Your objective:
List, from the lines below, each one with "this" in it.

***

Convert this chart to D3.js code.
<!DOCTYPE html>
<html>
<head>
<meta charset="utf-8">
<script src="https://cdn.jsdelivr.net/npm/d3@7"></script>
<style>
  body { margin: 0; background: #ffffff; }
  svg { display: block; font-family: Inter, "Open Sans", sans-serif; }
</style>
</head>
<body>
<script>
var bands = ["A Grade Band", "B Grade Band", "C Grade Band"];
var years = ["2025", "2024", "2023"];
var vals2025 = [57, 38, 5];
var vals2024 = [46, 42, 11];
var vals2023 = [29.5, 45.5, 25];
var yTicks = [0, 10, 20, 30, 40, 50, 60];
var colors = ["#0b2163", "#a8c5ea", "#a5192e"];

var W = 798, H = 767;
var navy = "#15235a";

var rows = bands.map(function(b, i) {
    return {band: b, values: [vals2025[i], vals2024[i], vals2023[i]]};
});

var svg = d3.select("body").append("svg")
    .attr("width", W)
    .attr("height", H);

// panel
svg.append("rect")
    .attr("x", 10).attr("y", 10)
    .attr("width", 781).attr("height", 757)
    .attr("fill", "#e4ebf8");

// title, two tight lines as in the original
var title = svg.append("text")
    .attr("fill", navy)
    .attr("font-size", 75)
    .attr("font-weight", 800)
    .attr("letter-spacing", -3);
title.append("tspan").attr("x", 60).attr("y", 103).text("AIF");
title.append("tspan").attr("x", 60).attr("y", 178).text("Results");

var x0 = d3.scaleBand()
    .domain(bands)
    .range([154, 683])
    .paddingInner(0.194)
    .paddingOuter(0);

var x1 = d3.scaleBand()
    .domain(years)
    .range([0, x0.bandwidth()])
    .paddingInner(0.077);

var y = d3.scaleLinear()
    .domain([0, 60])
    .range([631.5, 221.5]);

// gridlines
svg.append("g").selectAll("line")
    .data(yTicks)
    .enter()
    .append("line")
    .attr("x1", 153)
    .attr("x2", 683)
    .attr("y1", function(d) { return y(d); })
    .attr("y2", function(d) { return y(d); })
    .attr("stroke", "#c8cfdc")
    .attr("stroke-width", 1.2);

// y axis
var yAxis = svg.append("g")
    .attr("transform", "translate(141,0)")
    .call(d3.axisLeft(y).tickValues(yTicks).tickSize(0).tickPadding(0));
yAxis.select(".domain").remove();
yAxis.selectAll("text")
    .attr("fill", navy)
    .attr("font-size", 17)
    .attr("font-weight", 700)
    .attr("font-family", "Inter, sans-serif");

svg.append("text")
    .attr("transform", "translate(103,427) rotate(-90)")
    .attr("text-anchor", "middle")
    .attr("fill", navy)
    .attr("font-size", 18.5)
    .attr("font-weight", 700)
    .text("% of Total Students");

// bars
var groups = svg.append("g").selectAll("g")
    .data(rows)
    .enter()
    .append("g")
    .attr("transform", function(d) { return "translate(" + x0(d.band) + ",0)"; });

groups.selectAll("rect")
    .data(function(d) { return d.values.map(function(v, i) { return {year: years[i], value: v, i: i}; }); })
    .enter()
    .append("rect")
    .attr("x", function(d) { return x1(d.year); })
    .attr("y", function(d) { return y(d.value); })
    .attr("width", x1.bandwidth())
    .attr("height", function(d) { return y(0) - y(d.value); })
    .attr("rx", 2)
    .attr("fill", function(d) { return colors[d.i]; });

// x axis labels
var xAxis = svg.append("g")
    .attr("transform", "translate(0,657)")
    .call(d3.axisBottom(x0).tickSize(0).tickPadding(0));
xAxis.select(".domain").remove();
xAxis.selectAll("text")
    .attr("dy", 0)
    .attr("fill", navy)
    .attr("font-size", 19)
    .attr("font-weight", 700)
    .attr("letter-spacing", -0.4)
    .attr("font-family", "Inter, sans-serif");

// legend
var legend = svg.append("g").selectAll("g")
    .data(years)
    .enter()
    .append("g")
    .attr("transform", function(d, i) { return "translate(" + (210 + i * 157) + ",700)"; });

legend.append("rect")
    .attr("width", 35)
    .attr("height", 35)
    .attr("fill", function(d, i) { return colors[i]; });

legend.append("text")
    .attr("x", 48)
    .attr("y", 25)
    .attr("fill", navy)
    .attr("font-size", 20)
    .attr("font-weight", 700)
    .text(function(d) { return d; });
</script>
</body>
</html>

***

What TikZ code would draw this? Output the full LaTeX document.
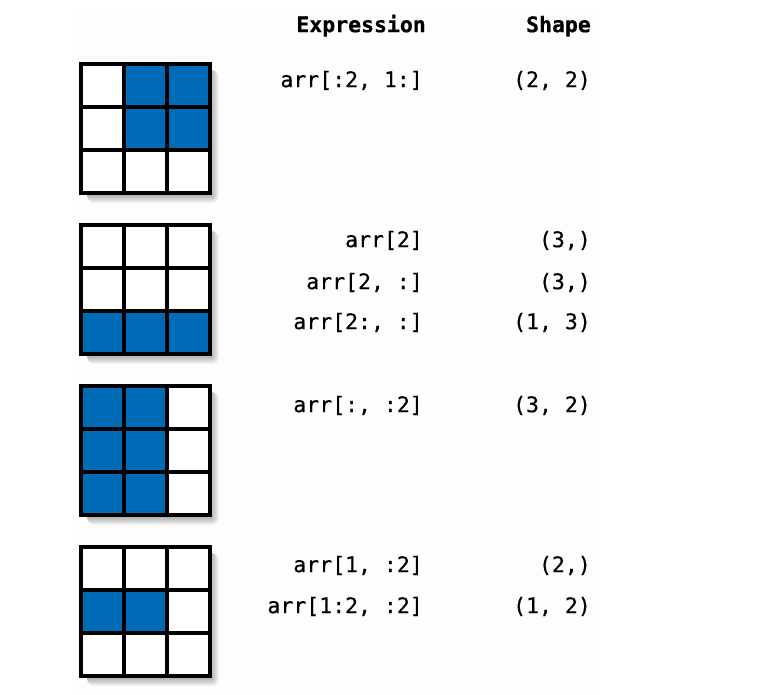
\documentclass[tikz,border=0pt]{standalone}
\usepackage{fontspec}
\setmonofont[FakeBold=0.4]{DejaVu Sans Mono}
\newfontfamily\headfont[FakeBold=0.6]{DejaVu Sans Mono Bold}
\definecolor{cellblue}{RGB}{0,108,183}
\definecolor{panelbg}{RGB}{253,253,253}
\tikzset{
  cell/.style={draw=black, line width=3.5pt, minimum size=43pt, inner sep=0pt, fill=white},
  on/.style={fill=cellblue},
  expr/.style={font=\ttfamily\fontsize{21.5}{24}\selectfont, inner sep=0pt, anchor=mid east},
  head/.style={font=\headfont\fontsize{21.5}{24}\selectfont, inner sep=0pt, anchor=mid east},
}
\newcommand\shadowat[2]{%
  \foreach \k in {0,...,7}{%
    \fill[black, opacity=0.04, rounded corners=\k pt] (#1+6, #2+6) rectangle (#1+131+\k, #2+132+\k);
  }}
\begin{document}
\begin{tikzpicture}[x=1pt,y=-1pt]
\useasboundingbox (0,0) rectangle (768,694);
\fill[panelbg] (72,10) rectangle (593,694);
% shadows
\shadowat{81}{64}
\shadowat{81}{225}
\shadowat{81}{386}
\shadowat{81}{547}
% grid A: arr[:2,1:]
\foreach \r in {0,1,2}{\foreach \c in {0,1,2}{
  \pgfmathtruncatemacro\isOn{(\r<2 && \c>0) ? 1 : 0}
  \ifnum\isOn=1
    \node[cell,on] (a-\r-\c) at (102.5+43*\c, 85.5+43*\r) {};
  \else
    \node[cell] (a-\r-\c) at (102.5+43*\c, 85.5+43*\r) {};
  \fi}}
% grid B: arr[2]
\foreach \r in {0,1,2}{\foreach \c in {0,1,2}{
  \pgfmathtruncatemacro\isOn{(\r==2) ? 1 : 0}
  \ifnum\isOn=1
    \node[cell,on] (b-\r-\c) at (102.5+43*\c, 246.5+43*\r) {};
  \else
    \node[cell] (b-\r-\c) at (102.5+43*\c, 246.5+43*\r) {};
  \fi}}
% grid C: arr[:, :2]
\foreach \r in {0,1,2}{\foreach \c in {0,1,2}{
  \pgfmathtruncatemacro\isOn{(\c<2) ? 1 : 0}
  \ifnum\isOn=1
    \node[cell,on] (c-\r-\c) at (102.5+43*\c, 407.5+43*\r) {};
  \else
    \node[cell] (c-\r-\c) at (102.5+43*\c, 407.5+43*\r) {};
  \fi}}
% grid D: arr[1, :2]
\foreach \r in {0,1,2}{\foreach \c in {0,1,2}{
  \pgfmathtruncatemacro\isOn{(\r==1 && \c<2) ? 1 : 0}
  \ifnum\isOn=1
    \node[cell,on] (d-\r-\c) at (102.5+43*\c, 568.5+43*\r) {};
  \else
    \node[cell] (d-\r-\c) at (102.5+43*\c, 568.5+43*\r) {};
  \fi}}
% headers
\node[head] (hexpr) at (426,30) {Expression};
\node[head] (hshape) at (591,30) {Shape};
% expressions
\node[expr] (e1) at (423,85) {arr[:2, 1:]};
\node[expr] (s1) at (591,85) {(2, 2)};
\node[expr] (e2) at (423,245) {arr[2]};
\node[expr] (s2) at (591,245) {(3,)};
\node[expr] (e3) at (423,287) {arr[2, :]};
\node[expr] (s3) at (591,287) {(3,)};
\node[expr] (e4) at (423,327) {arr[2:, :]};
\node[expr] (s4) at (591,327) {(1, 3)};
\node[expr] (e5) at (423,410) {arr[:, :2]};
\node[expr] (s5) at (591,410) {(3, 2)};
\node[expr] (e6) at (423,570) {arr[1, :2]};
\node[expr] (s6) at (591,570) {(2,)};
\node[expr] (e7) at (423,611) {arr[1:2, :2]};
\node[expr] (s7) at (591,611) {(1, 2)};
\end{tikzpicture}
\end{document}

***

Reply:
Convert this chart to D3.js code.
What TikZ code would draw this? Output the full LaTeX document.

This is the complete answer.